## [Task details]
Transcribe the whole listing below without changing a word, but leave out every image.

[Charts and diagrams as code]
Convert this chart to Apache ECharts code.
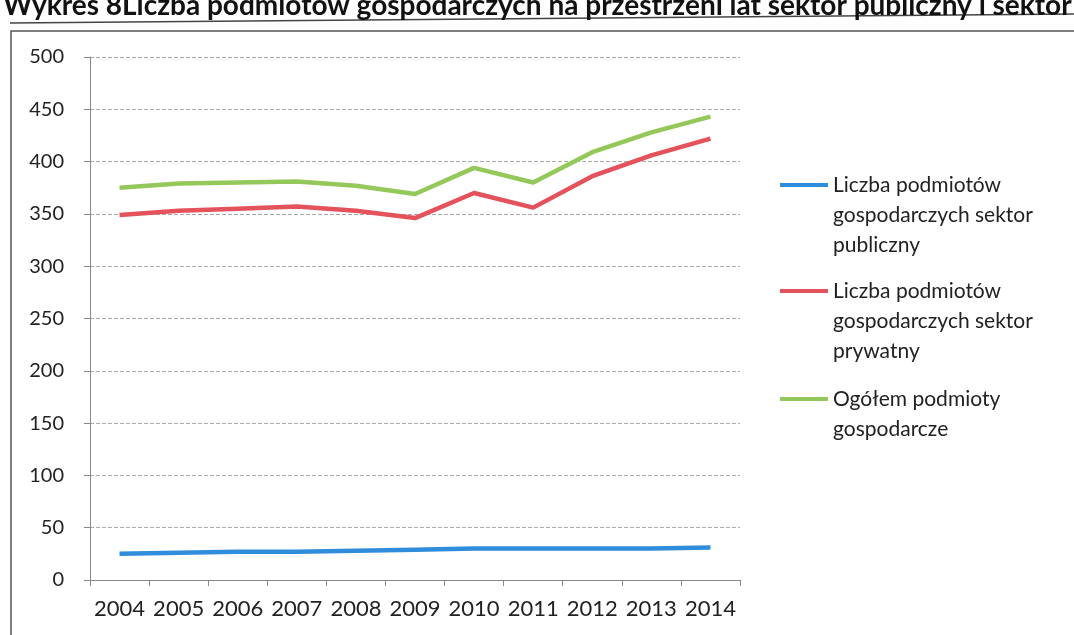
<!DOCTYPE html>
<html>
<head>
<meta charset="utf-8">
<script src="https://cdn.jsdelivr.net/npm/echarts@6/dist/echarts.min.js"></script>
<style>
  html, body { margin: 0; padding: 0; background: #fff; }
  #chart { width: 1074px; height: 635px; }
</style>
</head>
<body>
<div id="chart"></div>
<script>
const years = ["2004", "2005", "2006", "2007", "2008", "2009", "2010", "2011", "2012", "2013", "2014"];
const publicSector = [25, 26, 27, 27, 28, 29, 30, 30, 30, 30, 31];
const privateSector = [349, 353, 355, 357, 353, 346, 370, 356, 386, 406, 422];
const total = [375, 379, 380, 381, 377, 369, 394, 380, 409, 428, 443];
const yTicks = [0, 50, 100, 150, 200, 250, 300, 350, 400, 450, 500];

const names = {
  pub: "Liczba podmiotów gospodarczych sektor publiczny",
  priv: "Liczba podmiotów gospodarczych sektor prywatny",
  all: "Ogółem podmioty gospodarcze",
};
// blank lines on top keep the legend line level with the first text line
const legendText = {
  [names.pub]: "\n\nLiczba podmiotów\ngospodarczych sektor\npubliczny",
  [names.priv]: "\n\nLiczba podmiotów\ngospodarczych sektor\nprywatny",
  [names.all]: "\nOgółem podmioty\ngospodarcze",
};

const font = "Lato, 'Open Sans', sans-serif";
const chart = echarts.init(document.getElementById("chart"));

function legendAt(name, top) {
  return {
    data: [{ name: name, icon: "rect" }],
    orient: "vertical",
    left: 775,
    top: top,
    itemWidth: 48,
    itemHeight: 4,
    selectedMode: false,
    formatter: (n) => legendText[n],
    textStyle: { fontFamily: font, fontSize: 21, color: "#222", lineHeight: 30 },
  };
}

chart.setOption({
  animation: false,
  title: {
    text: "Wykres 8Liczba podmiotów gospodarczych na przestrzeni lat sektor publiczny i sektor prywatny",
    left: -2,
    top: -13,
    textStyle: { fontFamily: font, fontSize: 28, fontWeight: "bold", color: "#111" },
  },
  graphic: [
    { type: "line", shape: { x1: 10, y1: 23, x2: 1074, y2: 14 }, style: { stroke: "#444", lineWidth: 1.5 } },
    { type: "rect", shape: { x: 11, y: 31, width: 1100, height: 700 }, style: { fill: "none", stroke: "#555", lineWidth: 1.5 } },
  ],
  legend: [
    legendAt(names.pub, 105),
    legendAt(names.priv, 211),
    legendAt(names.all, 349),
  ],
  grid: { left: 90, right: 334, top: 57, bottom: 55 },
  xAxis: {
    type: "category",
    data: years,
    axisLine: { lineStyle: { color: "#888" } },
    axisTick: { show: true, length: 6, lineStyle: { color: "#888" } },
    axisLabel: { interval: 0, margin: 18, fontFamily: font, fontSize: 22, color: "#222" },
  },
  yAxis: {
    type: "value",
    min: yTicks[0],
    max: yTicks[yTicks.length - 1],
    interval: 50,
    axisLine: { show: true, lineStyle: { color: "#888" } },
    axisTick: { show: true, length: 6, lineStyle: { color: "#888" } },
    axisLabel: { margin: 26, fontFamily: font, fontSize: 20, color: "#222" },
    splitLine: { lineStyle: { color: "#aaa", type: "dashed", width: 1 } },
  },
  series: [
    {
      name: names.pub,
      type: "line",
      data: publicSector,
      symbol: "none",
      lineStyle: { color: "#2f8ddb", width: 4.5 },
      itemStyle: { color: "#2f8ddb" },
    },
    {
      name: names.priv,
      type: "line",
      data: privateSector,
      symbol: "none",
      lineStyle: { color: "#e4525b", width: 4.5 },
      itemStyle: { color: "#e4525b" },
    },
    {
      name: names.all,
      type: "line",
      data: total,
      symbol: "none",
      lineStyle: { color: "#95c85a", width: 4.5 },
      itemStyle: { color: "#95c85a" },
    },
  ],
});
</script>
</body>
</html>
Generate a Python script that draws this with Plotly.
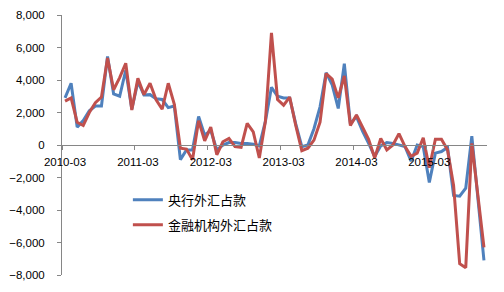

## [Solution to this task]
Convert this chart to Apache ECharts code.
<!DOCTYPE html>
<html>
<head>
<meta charset="utf-8">
<script src="https://cdn.jsdelivr.net/npm/echarts@6/dist/echarts.min.js"></script>
<style>
  html, body { margin: 0; padding: 0; background: #fff; }
  #chart { width: 1074px; height: 635px; }
</style>
</head>
<body>
<div id="chart"></div>
<script>
const years = ["2004", "2005", "2006", "2007", "2008", "2009", "2010", "2011", "2012", "2013", "2014"];
const publicSector = [25, 26, 27, 27, 28, 29, 30, 30, 30, 30, 31];
const privateSector = [349, 353, 355, 357, 353, 346, 370, 356, 386, 406, 422];
const total = [375, 379, 380, 381, 377, 369, 394, 380, 409, 428, 443];
const yTicks = [0, 50, 100, 150, 200, 250, 300, 350, 400, 450, 500];

const names = {
  pub: "Liczba podmiotów gospodarczych sektor publiczny",
  priv: "Liczba podmiotów gospodarczych sektor prywatny",
  all: "Ogółem podmioty gospodarcze",
};
// blank lines on top keep the legend line level with the first text line
const legendText = {
  [names.pub]: "\n\nLiczba podmiotów\ngospodarczych sektor\npubliczny",
  [names.priv]: "\n\nLiczba podmiotów\ngospodarczych sektor\nprywatny",
  [names.all]: "\nOgółem podmioty\ngospodarcze",
};

const font = "Lato, 'Open Sans', sans-serif";
const chart = echarts.init(document.getElementById("chart"));

function legendAt(name, top) {
  return {
    data: [{ name: name, icon: "rect" }],
    orient: "vertical",
    left: 775,
    top: top,
    itemWidth: 48,
    itemHeight: 4,
    selectedMode: false,
    formatter: (n) => legendText[n],
    textStyle: { fontFamily: font, fontSize: 21, color: "#222", lineHeight: 30 },
  };
}

chart.setOption({
  animation: false,
  title: {
    text: "Wykres 8Liczba podmiotów gospodarczych na przestrzeni lat sektor publiczny i sektor prywatny",
    left: -2,
    top: -13,
    textStyle: { fontFamily: font, fontSize: 28, fontWeight: "bold", color: "#111" },
  },
  graphic: [
    { type: "line", shape: { x1: 10, y1: 23, x2: 1074, y2: 14 }, style: { stroke: "#444", lineWidth: 1.5 } },
    { type: "rect", shape: { x: 11, y: 31, width: 1100, height: 700 }, style: { fill: "none", stroke: "#555", lineWidth: 1.5 } },
  ],
  legend: [
    legendAt(names.pub, 105),
    legendAt(names.priv, 211),
    legendAt(names.all, 349),
  ],
  grid: { left: 90, right: 334, top: 57, bottom: 55 },
  xAxis: {
    type: "category",
    data: years,
    axisLine: { lineStyle: { color: "#888" } },
    axisTick: { show: true, length: 6, lineStyle: { color: "#888" } },
    axisLabel: { interval: 0, margin: 18, fontFamily: font, fontSize: 22, color: "#222" },
  },
  yAxis: {
    type: "value",
    min: yTicks[0],
    max: yTicks[yTicks.length - 1],
    interval: 50,
    axisLine: { show: true, lineStyle: { color: "#888" } },
    axisTick: { show: true, length: 6, lineStyle: { color: "#888" } },
    axisLabel: { margin: 26, fontFamily: font, fontSize: 20, color: "#222" },
    splitLine: { lineStyle: { color: "#aaa", type: "dashed", width: 1 } },
  },
  series: [
    {
      name: names.pub,
      type: "line",
      data: publicSector,
      symbol: "none",
      lineStyle: { color: "#2f8ddb", width: 4.5 },
      itemStyle: { color: "#2f8ddb" },
    },
    {
      name: names.priv,
      type: "line",
      data: privateSector,
      symbol: "none",
      lineStyle: { color: "#e4525b", width: 4.5 },
      itemStyle: { color: "#e4525b" },
    },
    {
      name: names.all,
      type: "line",
      data: total,
      symbol: "none",
      lineStyle: { color: "#95c85a", width: 4.5 },
      itemStyle: { color: "#95c85a" },
    },
  ],
});
</script>
</body>
</html>
Generate a Python script that draws this with Plotly.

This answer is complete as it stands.